━━━━━ Source excerpt
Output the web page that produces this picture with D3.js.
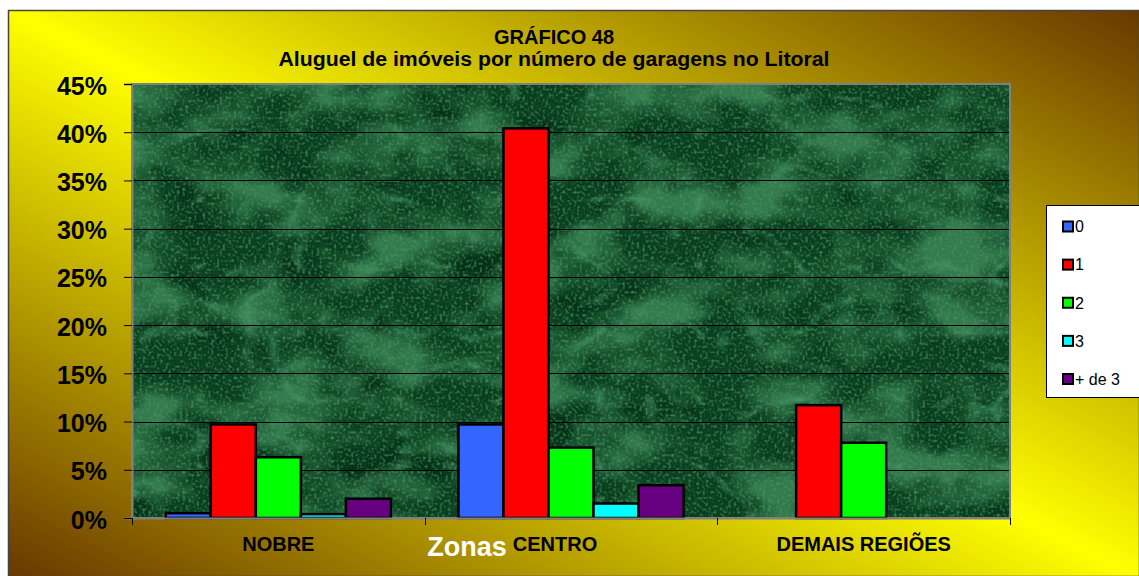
<!DOCTYPE html>
<html>
<head>
<meta charset="utf-8">
<script src="https://cdn.jsdelivr.net/npm/d3@7"></script>
<style>
  body { margin: 0; background: #fff; }
  svg { display: block; font-family: Arial, "Liberation Sans", sans-serif; }
</style>
</head>
<body>
<svg id="chart"></svg>
<script>
const zonas = ["NOBRE", "CENTRO", "DEMAIS REGIÕES"];
const series = ["0", "1", "2", "3", "+ de 3"];
const colors = ["#3366ff", "#ff0000", "#00ff00", "#00ffff", "#660080"];
// percent values per series, one value per zona
const v0 = [0.5, 9.7, 0];
const v1 = [9.7, 40.4, 11.7];
const v2 = [6.3, 7.3, 7.8];
const v3 = [0.4, 1.5, 0];
const v4 = [2.0, 3.4, 0];
const yTicks = [0, 5, 10, 15, 20, 25, 30, 35, 40, 45];

const values = [v0, v1, v2, v3, v4];
const width = 1139, height = 576;
const margin = {top: 84, right: 129, bottom: 58, left: 132};

const svg = d3.select("#chart")
  .attr("width", width)
  .attr("height", height);

const defs = svg.append("defs");

const bg = defs.append("linearGradient")
  .attr("id", "bg")
  .attr("x1", 1).attr("y1", 0).attr("x2", 0).attr("y2", 1);
bg.append("stop").attr("offset", "0%").attr("stop-color", "#683800");
bg.append("stop").attr("offset", "50%").attr("stop-color", "#ffff00");
bg.append("stop").attr("offset", "100%").attr("stop-color", "#683800");

// marble texture for the plot area
const marble = defs.append("filter")
  .attr("id", "marble")
  .attr("color-interpolation-filters", "sRGB")
  .attr("x", 0).attr("y", 0).attr("width", 1).attr("height", 1);
marble.append("feTurbulence")
  .attr("type", "fractalNoise")
  .attr("baseFrequency", "0.012 0.018")
  .attr("numOctaves", 4)
  .attr("seed", 11)
  .attr("result", "cloud");
marble.append("feColorMatrix")
  .attr("in", "cloud")
  .attr("type", "matrix")
  .attr("values", "0 0 0 0 0.20  0 0 0 0 0.48  0 0 0 0 0.30  3.2 0 0 0 -1.3")
  .attr("result", "cloudCol");
marble.append("feColorMatrix")
  .attr("in", "cloud")
  .attr("type", "matrix")
  .attr("values", "0 0 0 0 0.0  0 0 0 0 0.15  0 0 0 0 0.05  0 -3 0 0 1.35")
  .attr("result", "darkCol");
marble.append("feTurbulence")
  .attr("type", "turbulence")
  .attr("baseFrequency", "0.01 0.015")
  .attr("numOctaves", 3)
  .attr("seed", 5)
  .attr("result", "veins");
marble.append("feColorMatrix")
  .attr("in", "veins")
  .attr("type", "matrix")
  .attr("values", "0 0 0 0 0.32  0 0 0 0 0.64  0 0 0 0 0.45  -3.5 0 0 0 0.5")
  .attr("result", "veinCol");
marble.append("feTurbulence")
  .attr("type", "fractalNoise")
  .attr("baseFrequency", "0.35")
  .attr("numOctaves", 1)
  .attr("seed", 3)
  .attr("result", "speck");
marble.append("feColorMatrix")
  .attr("in", "speck")
  .attr("type", "matrix")
  .attr("values", "0 0 0 0 0.28  0 0 0 0 0.58  0 0 0 0 0.40  2.4 0 0 0 -1.15")
  .attr("result", "speckCol");
const merge = marble.append("feMerge");
merge.append("feMergeNode").attr("in", "darkCol");
merge.append("feMergeNode").attr("in", "cloudCol");
merge.append("feMergeNode").attr("in", "veinCol");
merge.append("feMergeNode").attr("in", "speckCol");

// chart area background
svg.append("rect")
  .attr("x", 8.5).attr("y", 10.5)
  .attr("width", width - 8).attr("height", height - 10)
  .attr("fill", "url(#bg)")
  .attr("stroke", "#444")
  .attr("stroke-width", 1.5);

const x0 = d3.scaleBand()
  .domain(zonas)
  .range([margin.left, width - margin.right]);

const x1 = d3.scaleBand()
  .domain(series)
  .range([0, x0.bandwidth()])
  .paddingOuter(0.75);

const y = d3.scaleLinear()
  .domain([0, 45])
  .range([height - margin.bottom, margin.top]);

const plotW = width - margin.right - margin.left;
const plotH = height - margin.bottom - margin.top;

svg.append("rect")
  .attr("x", margin.left).attr("y", margin.top)
  .attr("width", plotW).attr("height", plotH)
  .attr("fill", "#0a3f1e");
svg.append("rect")
  .attr("x", margin.left).attr("y", margin.top)
  .attr("width", plotW).attr("height", plotH)
  .attr("filter", "url(#marble)");

// gridlines
svg.append("g")
  .selectAll("line")
  .data(yTicks.slice(1, -1))
  .join("line")
  .attr("x1", margin.left).attr("x2", width - margin.right)
  .attr("y1", d => Math.round(y(d)) + 0.5)
  .attr("y2", d => Math.round(y(d)) + 0.5)
  .attr("stroke", "#000")
  .attr("stroke-width", 1);

// plot border (top/right gray)
svg.append("rect")
  .attr("x", margin.left).attr("y", margin.top)
  .attr("width", plotW).attr("height", plotH)
  .attr("fill", "none")
  .attr("stroke", "#808080")
  .attr("stroke-width", 2);

// bars
const groups = svg.append("g")
  .selectAll("g")
  .data(zonas)
  .join("g")
  .attr("transform", d => "translate(" + x0(d) + ",0)");

groups.selectAll("rect")
  .data((z, zi) => series.map((s, si) => ({s: s, si: si, v: values[si][zi]})).filter(d => d.v > 0))
  .join("rect")
  .attr("x", d => x1(d.s))
  .attr("width", x1.bandwidth())
  .attr("y", d => y(d.v))
  .attr("height", d => y(0) - y(d.v))
  .attr("fill", d => colors[d.si])
  .attr("stroke", "#000")
  .attr("stroke-width", 2.5);

// y axis
const yAxis = d3.axisLeft(y)
  .tickValues(yTicks)
  .tickFormat(d => d + "%")
  .tickSize(8)
  .tickPadding(17);

const gy = svg.append("g")
  .attr("transform", "translate(" + margin.left + ",0)")
  .call(yAxis);
gy.select(".domain").attr("stroke", "#808080").attr("stroke-width", 2);
gy.selectAll(".tick line").attr("stroke", "#000");
gy.selectAll("text")
  .attr("fill", "#000")
  .attr("font-size", "25px")
  .attr("font-weight", "bold")
  .attr("font-family", "Arial, 'Liberation Sans', sans-serif")
  .attr("dy", "0.4em");

// x axis
const xAxis = d3.axisBottom(x0)
  .tickSize(0)
  .tickPadding(19);

const gx = svg.append("g")
  .attr("transform", "translate(0," + y(0) + ")")
  .call(xAxis);
gx.select(".domain").attr("stroke", "#808080").attr("stroke-width", 2);
gx.selectAll("text")
  .attr("fill", "#000")
  .attr("font-size", "20px")
  .attr("font-weight", "bold")
  .attr("font-family", "Arial, 'Liberation Sans', sans-serif")
  .attr("dx", d => d === "CENTRO" ? -16 : 0);

// category boundary ticks
svg.append("g")
  .selectAll("line")
  .data(zonas.map(z => x0(z)).concat([width - margin.right]))
  .join("line")
  .attr("x1", d => Math.round(d) + 0.5).attr("x2", d => Math.round(d) + 0.5)
  .attr("y1", y(0)).attr("y2", y(0) + 7)
  .attr("stroke", "#000");

// titles
svg.append("text")
  .attr("x", 554).attr("y", 44)
  .attr("text-anchor", "middle")
  .attr("font-size", "20px")
  .attr("font-weight", "bold")
  .text("GRÁFICO 48");

svg.append("text")
  .attr("x", 554).attr("y", 66)
  .attr("text-anchor", "middle")
  .attr("font-size", "20px")
  .attr("font-weight", "bold")
  .attr("textLength", 551)
  .attr("lengthAdjust", "spacingAndGlyphs")
  .text("Aluguel de imóveis por número de garagens no Litoral");

svg.append("text")
  .attr("x", 467).attr("y", 556)
  .attr("text-anchor", "middle")
  .attr("font-size", "27px")
  .attr("font-weight", "bold")
  .attr("fill", "#fff")
  .text("Zonas");

// legend
const legend = svg.append("g").attr("transform", "translate(1046,205)");
legend.append("rect")
  .attr("x", 0.5).attr("y", 0.5)
  .attr("width", 120).attr("height", 192)
  .attr("fill", "#fff")
  .attr("stroke", "#000");

const ly = d3.scalePoint()
  .domain(series)
  .range([21.5, 174]);

const items = legend.selectAll("g.item")
  .data(series)
  .join("g")
  .attr("class", "item")
  .attr("transform", d => "translate(0," + ly(d) + ")");
items.append("rect")
  .attr("x", 17).attr("y", -5)
  .attr("width", 10).attr("height", 10)
  .attr("fill", (d, i) => colors[i])
  .attr("stroke", "#000")
  .attr("stroke-width", 2);
items.append("text")
  .attr("x", 29).attr("y", 0)
  .attr("dy", "0.36em")
  .attr("font-size", "16px")
  .text(d => d);
</script>
</body>
</html>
━━━━━━━━━━
### Task to carry out
Quote, please, every line of the material above from its start through the line that has "35, 40, 45];", reproducing the words exactly and dropping any images.

### Written response
Output the web page that produces this picture with D3.js.
<!DOCTYPE html>
<html>
<head>
<meta charset="utf-8">
<script src="https://cdn.jsdelivr.net/npm/d3@7"></script>
<style>
  body { margin: 0; background: #fff; }
  svg { display: block; font-family: Arial, "Liberation Sans", sans-serif; }
</style>
</head>
<body>
<svg id="chart"></svg>
<script>
const zonas = ["NOBRE", "CENTRO", "DEMAIS REGIÕES"];
const series = ["0", "1", "2", "3", "+ de 3"];
const colors = ["#3366ff", "#ff0000", "#00ff00", "#00ffff", "#660080"];
// percent values per series, one value per zona
const v0 = [0.5, 9.7, 0];
const v1 = [9.7, 40.4, 11.7];
const v2 = [6.3, 7.3, 7.8];
const v3 = [0.4, 1.5, 0];
const v4 = [2.0, 3.4, 0];
const yTicks = [0, 5, 10, 15, 20, 25, 30, 35, 40, 45];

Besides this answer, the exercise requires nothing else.